Men (and boys) are not pussies because they cry. Men (and boys) should be able to open up and share how they feel about situations. Men (and boys) should be able to be comfortable doing anything they want to do without being judged by anyone. My son plays with blocks and cars and balls and rocks, but he also plays with his sisters toys. That doesn’t make him less of a boy (especially because he’s always ripping her toys apart. Lol!). My son still sucks 2 of his fingers. That doesn’t make him less of a boy. My son likes to play in my hair, and rub soft fabrics between his fingers. That doesn’t make him less of a boy. I am tired of other people telling my son to stop sucking his fingers, or to stop crying, or to stop touching fabrics. Especially grown men who are emotionally crippled and don’t know how to express themselves. My son can tell you EXACTLY what is wrong with him, and if you guide him with questions, he can also tell you how to fix the situation. I know grown men, age 30+, who cannot do that. I think I am doing a damn good job.

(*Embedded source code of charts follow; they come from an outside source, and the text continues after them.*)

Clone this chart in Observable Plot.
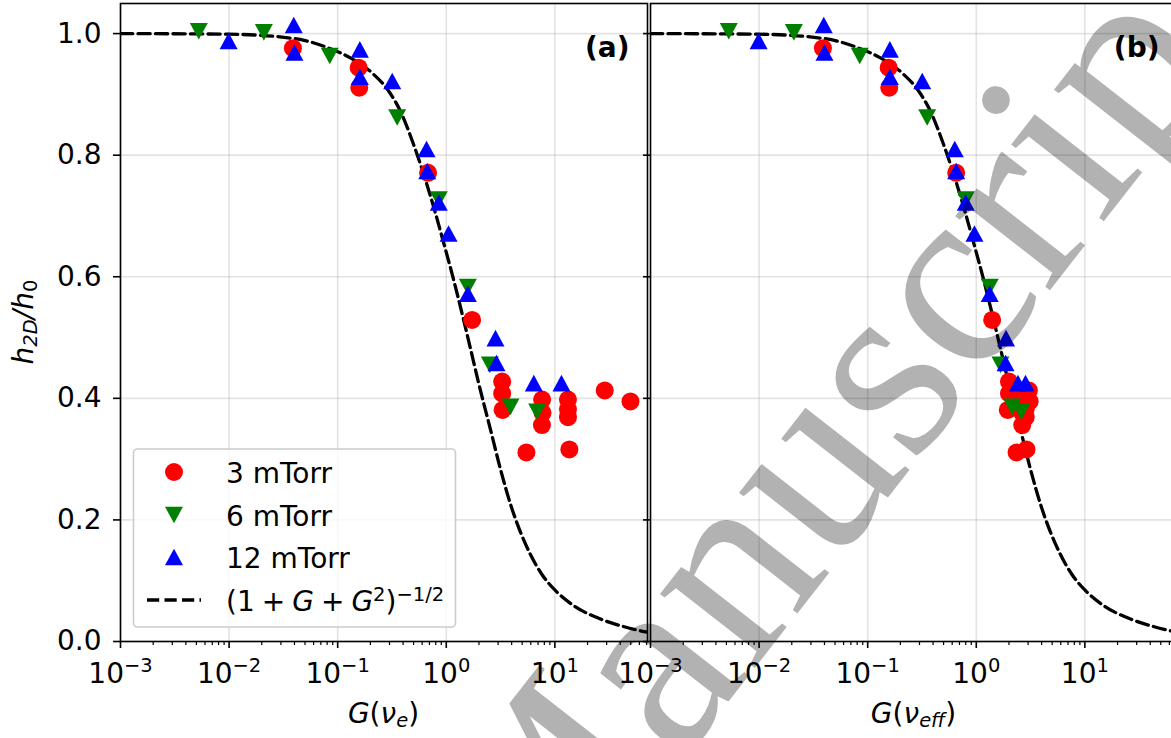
<!DOCTYPE html>
<html><head><meta charset="utf-8">
<script src="https://cdn.jsdelivr.net/npm/d3@7"></script>
<script src="https://cdn.jsdelivr.net/npm/@observablehq/plot@0.6"></script>
<style>
html,body{margin:0;padding:0;background:#fff;overflow:hidden;}
#wrap{position:relative;width:1171px;height:738px;overflow:hidden;background:#fff;font-family:"DejaVu Sans",sans-serif;}
#wrap svg{position:absolute;top:0;max-width:none;}
</style></head><body><div id="wrap"></div>
<script>
// ---------- data ----------
const xMajorTicks = [1e-3, 1e-2, 1e-1, 1, 10];
const yTicks = [0, 0.2, 0.4, 0.6, 0.8, 1.0];
const seriesNames = ["3 mTorr", "6 mTorr", "12 mTorr"];

// 3 mTorr
const redH  = [0.976, 0.944, 0.911, 0.771, 0.529, 0.4275, 0.408, 0.381, 0.398, 0.376, 0.356, 0.398, 0.382, 0.369, 0.413, 0.395, 0.311, 0.316];
const redGa = [0.0387, 0.156, 0.158, 0.68, 1.73, 3.27, 3.27, 3.3, 7.63, 7.7, 7.6, 13.2, 13.2, 13.2, 28.8, 49.7, 5.47, 13.6];
const redGb = [0.0387, 0.156, 0.158, 0.653, 1.40, 2.0, 2.0, 1.95, 2.65, 2.65, 2.65, 2.85, 2.85, 2.85, 3.05, 3.1, 2.35, 2.9];
// 6 mTorr
const greenH  = [1.004, 1.002, 0.963, 0.862, 0.727, 0.583, 0.455, 0.386, 0.378];
const greenGa = [0.00526, 0.0209, 0.0845, 0.353, 0.853, 1.58, 2.52, 3.9, 6.87];
const greenGb = [0.00526, 0.0209, 0.0845, 0.353, 0.80, 1.33, 1.67, 2.14, 2.6];
// 12 mTorr
const blueH  = [0.988, 1.014, 0.969, 0.974, 0.929, 0.922, 0.81, 0.774, 0.722, 0.671, 0.572, 0.499, 0.458, 0.425, 0.425];
const blueGa = [0.0099, 0.0394, 0.04, 0.160, 0.160, 0.318, 0.658, 0.668, 0.853, 1.05, 1.58, 2.84, 2.9, 6.4, 11.5];
const blueGb = [0.0099, 0.0394, 0.04, 0.160, 0.160, 0.318, 0.634, 0.653, 0.80, 0.962, 1.33, 1.88, 1.86, 2.42, 2.84];

// dashed curve (1+G+G^2)^(-1/2)
const curveG = [0.001, 0.0099, 0.0392, 0.0859, 0.131, 0.214, 0.288, 0.379, 0.499, 0.616, 0.762, 0.942, 1.165, 1.44, 1.67, 1.98, 2.55, 3.16, 3.90, 4.82, 5.96, 7.69, 10.35, 15.5, 26.3, 40.2, 71.3, 219];
const curveH = [1.0, 0.999, 0.992, 0.975, 0.960, 0.933, 0.908, 0.872, 0.818, 0.770, 0.716, 0.657, 0.596, 0.530, 0.482, 0.426, 0.349, 0.283, 0.226, 0.180, 0.143, 0.109, 0.082, 0.057, 0.037, 0.026, 0.0155, 0.0085];

// ---------- styling ----------
const FS = 28, SUB = 19.5;
const xDomain = [1e-3, 71.3];
const yDomain = [0, 1.0495];
const minorTicks = [];
for (let d = -3; d <= 1; d++) for (let k = 2; k <= 9; k++) { const v = k * Math.pow(10, d); if (v <= xDomain[1]) minorTicks.push(v); }

const triUp = {draw(c, s) { const r = Math.sqrt(s / Math.PI); c.moveTo(0, -0.92 * r); c.lineTo(r, 0.92 * r); c.lineTo(-r, 0.92 * r); c.closePath(); }};
const triDown = {draw(c, s) { const r = Math.sqrt(s / Math.PI); c.moveTo(0, 0.92 * r); c.lineTo(r, -0.92 * r); c.lineTo(-r, -0.92 * r); c.closePath(); }};
const DASH = "12.2,5.3", LW = 3.3;
const idx = a => d3.range(a.length);

function panel(gr, gg, gb, label, mLeft, yLabels) {
  return Plot.plot({
    width: mLeft + 527 + 13, height: 738,
    marginLeft: mLeft, marginRight: 13, marginTop: 3, marginBottom: 97,
    style: {background: "transparent", overflow: "visible", fontFamily: "DejaVu Sans", fontSize: FS + "px", color: "black", maxWidth: "none"},
    x: {type: "log", domain: xDomain},
    y: {domain: yDomain},
    marks: [
      Plot.gridX(xMajorTicks, {stroke: "#b0b0b0", strokeOpacity: 0.35, strokeWidth: 1.6}),
      Plot.gridY(yTicks, {stroke: "#b0b0b0", strokeOpacity: 0.35, strokeWidth: 1.6}),
      Plot.line(idx(curveG), {x: i => curveG[i], y: i => curveH[i], stroke: "black", strokeWidth: LW, strokeDasharray: DASH, curve: "monotone-x", clip: true}),
      Plot.dot(idx(redH), {x: i => gr[i], y: i => redH[i], r: 9, fill: "red", symbol: "circle"}),
      Plot.dot(idx(greenH), {x: i => gg[i], y: i => greenH[i], r: 9, fill: "green", symbol: triDown}),
      Plot.dot(idx(blueH), {x: i => gb[i], y: i => blueH[i], r: 9, fill: "blue", symbol: triUp}),
      Plot.frame({stroke: "black", strokeWidth: 1.6}),
      Plot.axisX(minorTicks, {tickSize: 4, strokeWidth: 1.2, tickFormat: () => "", label: null}),
      Plot.axisX(xMajorTicks, {tickSize: 7, tickPadding: 15, strokeWidth: 1.6, fontSize: FS, label: null,
        tickFormat: d => "10^" + Math.round(Math.log10(d))}),
      Plot.axisY(yTicks, {tickSize: 7, tickPadding: 12, strokeWidth: 1.6, fontSize: FS, label: null,
        tickFormat: yLabels ? d3.format(".1f") : () => ""}),
      Plot.text([label], {frameAnchor: "top-right", dx: -18, dy: 34, textAnchor: "end", fontWeight: "bold", fontSize: FS})
    ]
  });
}

function supify(svg) {
  d3.select(svg).selectAll("text").each(function () {
    const m = /^10\^(-?\d+)$/.exec(this.textContent);
    if (!m) return;
    const el = d3.select(this); el.text("");
    el.append("tspan").text("10");
    el.append("tspan").attr("dy", -11).attr("font-size", SUB + "px").text(m[1].replace("-", "\u2212"));
  });
}

function xLabel(svg, cx, sub) {
  const t = d3.select(svg).append("text").attr("x", cx).attr("y", 723).attr("text-anchor", "middle")
    .attr("font-family", "DejaVu Sans").attr("font-size", FS).attr("fill", "black");
  t.append("tspan").attr("font-style", "italic").text("G");
  t.append("tspan").text("(");
  t.append("tspan").attr("font-style", "italic").text("ν");
  t.append("tspan").attr("font-style", "italic").attr("font-size", SUB).attr("dy", 4).text(sub);
  t.append("tspan").attr("dy", -4).text(")");
}

const wrap = document.getElementById("wrap");

// panel (a)
const svgA = panel(redGa, greenGa, blueGa, "(a)", 120, true);
svgA.style.left = "0px";
wrap.appendChild(svgA);
supify(svgA);
xLabel(svgA, 383.5, "e");
{
  const t = d3.select(svgA).append("text").attr("transform", "translate(33,322) rotate(-90)")
    .attr("text-anchor", "middle").attr("font-family", "DejaVu Sans").attr("font-size", FS).attr("fill", "black");
  t.append("tspan").attr("font-style", "italic").text("h");
  t.append("tspan").attr("font-style", "italic").attr("font-size", SUB).attr("dy", 4).text("2D");
  t.append("tspan").attr("font-style", "italic").attr("dy", -4).text("/h");
  t.append("tspan").attr("font-size", SUB).attr("dy", 4).text("0");
}
// legend
{
  const g = d3.select(svgA).append("g").attr("text-anchor", "start");
  g.append("rect").attr("x", 133.5).attr("y", 449).attr("width", 322).attr("height", 178).attr("rx", 4)
    .attr("fill", "white").attr("fill-opacity", 0.8).attr("stroke", "#cccccc").attr("stroke-width", 1.6);
  const rows = [472, 515, 557, 600];
  const cols = ["red", "green", "blue"];
  const syms = [d3.symbolCircle, triDown, triUp];
  seriesNames.forEach((name, i) => {
    g.append("path").attr("transform", `translate(174,${rows[i]})`)
      .attr("d", d3.symbol(syms[i], 81 * Math.PI)()).attr("fill", cols[i]);
    g.append("text").attr("x", 226).attr("y", rows[i] + 10.5).attr("text-anchor", "start").attr("font-family", "DejaVu Sans")
      .attr("font-size", FS).attr("fill", "black").text(name);
  });
  g.append("line").attr("x1", 147).attr("x2", 201).attr("y1", rows[3]).attr("y2", rows[3])
    .attr("stroke", "black").attr("stroke-width", LW).attr("stroke-dasharray", DASH);
  const t = g.append("text").attr("x", 226).attr("y", rows[3] + 10.5).attr("text-anchor", "start").attr("font-family", "DejaVu Sans")
    .attr("font-size", FS).attr("fill", "black");
  t.append("tspan").text("(1\u2005+\u2005");
  t.append("tspan").attr("font-style", "italic").text("G");
  t.append("tspan").text("\u2005+\u2005");
  t.append("tspan").attr("font-style", "italic").text("G");
  t.append("tspan").attr("font-size", SUB).attr("dy", -10).text("2");
  t.append("tspan").attr("dy", 10).text(")");
  t.append("tspan").attr("font-size", SUB).attr("dy", -10).text("\u22121/2");
}

// panel (b)
const svgB = panel(redGb, greenGb, blueGb, "(b)", 40, false);
svgB.style.left = "610px";
wrap.appendChild(svgB);
supify(svgB);
xLabel(svgB, 303.5, "eff");

// watermark
{
  const w = d3.select(wrap).append("svg").attr("width", 1171).attr("height", 738)
    .style("left", "0px").style("pointer-events", "none");
  w.append("text").attr("transform", "translate(536,948) rotate(-52)")
    .attr("font-family", "Liberation Serif").attr("font-size", 262)
    .attr("fill", "black").attr("fill-opacity", 0.3).text("Manuscript");
}
</script></body></html>
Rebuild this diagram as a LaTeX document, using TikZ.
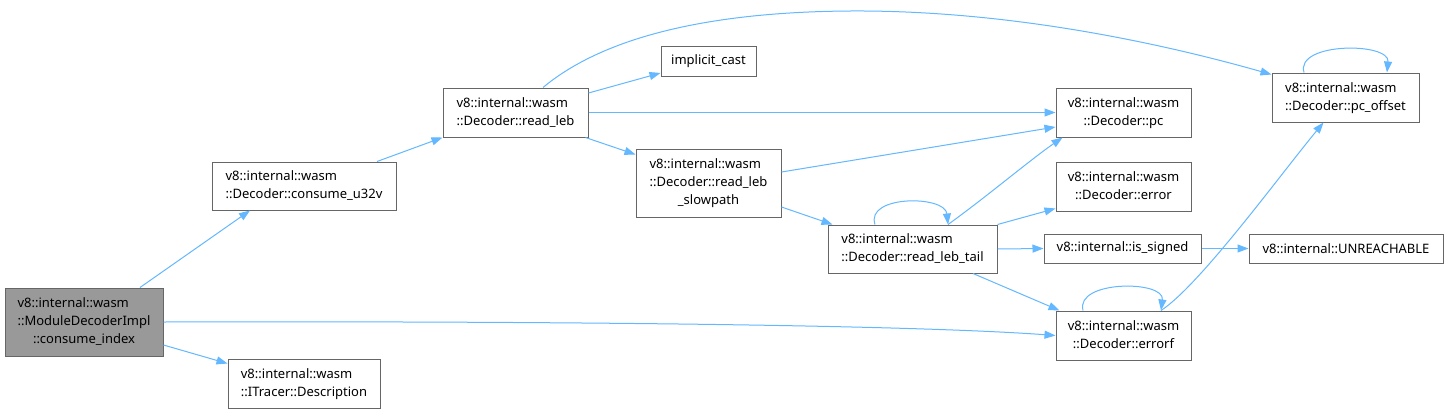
\documentclass[tikz,border=0pt]{standalone}
\usepackage{fontspec}
\setmainfont{Noto Sans}
\usetikzlibrary{arrows.meta}
\definecolor{edgeblue}{HTML}{63B8FF}
\definecolor{boxborder}{HTML}{666666}
\definecolor{boxgray}{HTML}{999999}
\newcommand\twol[2]{\begin{tabular}{@{}l@{}}#1\\\multicolumn{1}{@{}c@{}}{#2}\end{tabular}}
\newcommand\threel[3]{\begin{tabular}{@{}l@{}}#1\\#2\\\multicolumn{1}{@{}c@{}}{#3}\end{tabular}}
\begin{document}
\begin{tikzpicture}[x=1pt,y=-1pt,
  box/.style={draw=boxborder, fill=white, line width=1pt, rectangle, inner sep=0pt,
    font=\fontsize{13}{18}\selectfont, align=center},
  edge/.style={draw=edgeblue, line width=1pt, -{Triangle[length=11pt,width=8pt]}}]
\useasboundingbox (0,0) rectangle (1448,413);
\fill[white] (0,0) rectangle (1448,413);
% nodes
\node[box, fill=boxgray, minimum width=158pt, minimum height=68pt] (ci) at (84,322)
  {\threel{v8::internal::wasm}{::ModuleDecoderImpl}{::consume\_index}};
\node[box, minimum width=152pt, minimum height=49pt] (itr) at (304,383.5)
  {\twol{v8::internal::wasm}{::ITracer::Description}};
\node[box, minimum width=184pt, minimum height=48pt] (u32) at (304,186)
  {\twol{v8::internal::wasm}{::Decoder::consume\_u32v}};
\node[box, minimum width=145pt, minimum height=49pt] (rl) at (515.5,112.5)
  {\twol{v8::internal::wasm}{::Decoder::read\_leb}};
\node[box, minimum width=95pt, minimum height=30pt] (ic) at (708.5,61)
  {implicit\_cast};
\node[box, minimum width=145pt, minimum height=68pt] (rls) at (708.5,183)
  {\threel{v8::internal::wasm}{::Decoder::read\_leb}{\_slowpath}};
\node[box, minimum width=169pt, minimum height=48pt] (rlt) at (912.5,249)
  {\twol{v8::internal::wasm}{::Decoder::read\_leb\_tail}};
\node[box, minimum width=135pt, minimum height=49pt] (pc) at (1123.5,112.5)
  {\twol{v8::internal::wasm}{::Decoder::pc}};
\node[box, minimum width=135pt, minimum height=49pt] (err) at (1123.5,186.5)
  {\twol{v8::internal::wasm}{::Decoder::error}};
\node[box, minimum width=135pt, minimum height=49pt] (errf) at (1123.5,335.5)
  {\twol{v8::internal::wasm}{::Decoder::errorf}};
\node[box, minimum width=147pt, minimum height=49pt] (pco) at (1345.5,97.5)
  {\twol{v8::internal::wasm}{::Decoder::pc\_offset}};
\node[box, minimum width=157pt, minimum height=29pt] (iss) at (1122.5,248.5)
  {v8::internal::is\_signed};
\node[box, minimum width=194pt, minimum height=29pt] (unr) at (1346,248.5)
  {v8::internal::UNREACHABLE};
% edges
\draw[edge] ([xshift=56pt]ci.north) -- ([xshift=-54pt]u32.south);
\draw[edge] ([yshift=-23pt]ci.east) -- ([yshift=20pt]itr.west);
\draw[edge] (ci.east) .. controls (500,321) and (900,324) .. (errf.west);
\draw[edge] ([xshift=73pt]u32.north) -- (rl.south west);
\draw[edge] ([yshift=19.5pt]rl.east) -- ([yshift=-12pt]ic.west);
\draw[edge] (rl.east) -- (pc.west);
\draw[edge] ([xshift=-3pt]rl.south east) -- ([yshift=-6pt]rls.north west);
\draw[edge] ([xshift=27.5pt]rl.north) .. controls (600,40) and (700,12) .. (850,11)
  .. controls (1000,10) and (1150,40) .. ([yshift=-2pt]pco.north west);
\draw[edge] ([yshift=11pt]rls.east) -- ([yshift=-14.5pt]pc.west);
\draw[edge] ([yshift=-24pt]rls.east) -- ([xshift=5pt]rlt.north west);
\draw[edge] ([xshift=-37.5pt]rlt.north) .. controls (865,195) and (945,195) .. ([xshift=35.5pt]rlt.north);
\draw[edge] ([xshift=35.5pt]rlt.north) .. controls (985,198) and (1030,160) .. ([xshift=7pt]pc.south west);
\draw[edge] (rlt.north east) -- ([yshift=3pt]err.south west);
\draw[edge] (rlt.east) -- (iss.west);
\draw[edge] ([xshift=60.5pt]rlt.south) -- ([xshift=4pt]errf.north west);
\draw[edge] (iss.east) -- (unr.west);
\draw[edge] ([xshift=-40.5pt]errf.north) .. controls (1075,280) and (1165,280) .. ([xshift=37.5pt]errf.north);
\draw[edge] ([xshift=37.5pt]errf.north) .. controls (1200,285) and (1280,175) .. ([xshift=-22pt]pco.south);
\draw[edge] ([xshift=-41.5pt]pco.north) .. controls (1295,42) and (1390,42) .. ([xshift=41.5pt]pco.north);
\end{tikzpicture}
\end{document}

If I could have one super power, it would be to heal people’s emotional instabilities. Being unable to process and work through unresolved emotional issues has caused more damage to self and others in more generations than we admit to. I’m ready to bet my future business success on the fact that every man reading this post right now has an unresolved emotional issue that they have not been able to work through because they don’t want to seem “weak” or “feminine” by other men. And women. To be honest, I believe that now more women are hanging these unrealistic emotional expectations over their male counterparts heads and causing more crippling emotional instability. At this point in my life, all of the men that I am associated with are encouraged by me to express how they feel about situations (both good and bad). And yes- it is frustrating trying to pry that door open that has been ingrained in them to remain closed. Building trust and understanding with these men that I love, and establishing a healthy rapport that will allow that release, is a LOT of work. But for the men that trust me enough to open that door, the progress is phenomenal. I am by no means a fixer; but if I love you, I want you to be healthy. The same exact way that I want my son to be healthy. If you need to cry, let’s cry together. Let’s deal with this together. Then, let’s figure out a solution (if there is one) together.
Men- YOU ARE NOT WEAK IF YOU SHOW YOUR EMOTIONS! And real women will love you more because you are able to express those emotions. I don’t know about other women, but I want a healthy relationship and a healthy marriage. And the only way to have that is if we are both healthy- emotionally, mentally, spiritually, and physically. Let’s make this work King.
Be legendary Kings; be extraordinary Queens!